Ackee and Saltfish
-Bring a pan of cold water to the boil and gently boil the fish for 20 minutes (until the fish is tender).
-Chop the onion, sweet pepper, chili pepper and drain the can of tomato.
-Remove the fish from water and allow to cool. Remove all of bones and skin then flake the flesh.
-Heat oil in frying pan and stir fry onion, black pepper, sweet pepper, chili and thyme for 3-5 minutes.
-Add the tomatoes and flaked fish and stir-fry for another 10 minutes.
-Add the Ackee and cook until hot throughout. Stir gently to avoid breaking-up the Ackee.
(Ripe plantain is yellow with brown spots)
-Peel and slice on the diagonal.
-Heat oil in frying pan on low heat until shimmering.
-Place slices in frying pan and cook slowly until brown.
-Flip and cook on reverse side until brown and the slice is soft to the touch.
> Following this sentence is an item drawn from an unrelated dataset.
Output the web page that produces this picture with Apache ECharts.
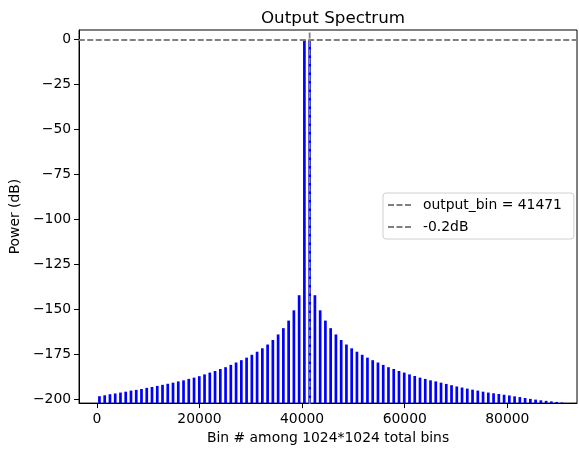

Let cool and serve.
-You will not find fresh Breadfruit in the US but frozen can be found in your nearest Caribbean grocery store.
-Defrost Breadfruit and place on cookie sheet.
-Place in a preheated oven at 350 degrees F for about an hour (until the skin has turned brown).
-Fry in oil for about 15 minutes.
-You can find Callaloo at your local Caribbean market. Think of it as a West Indian version of collard greens.
-Wash the Callaloo in a pot of water and drain thoroughly.
-Dry and sauté in EVOO with chopped onions until soft.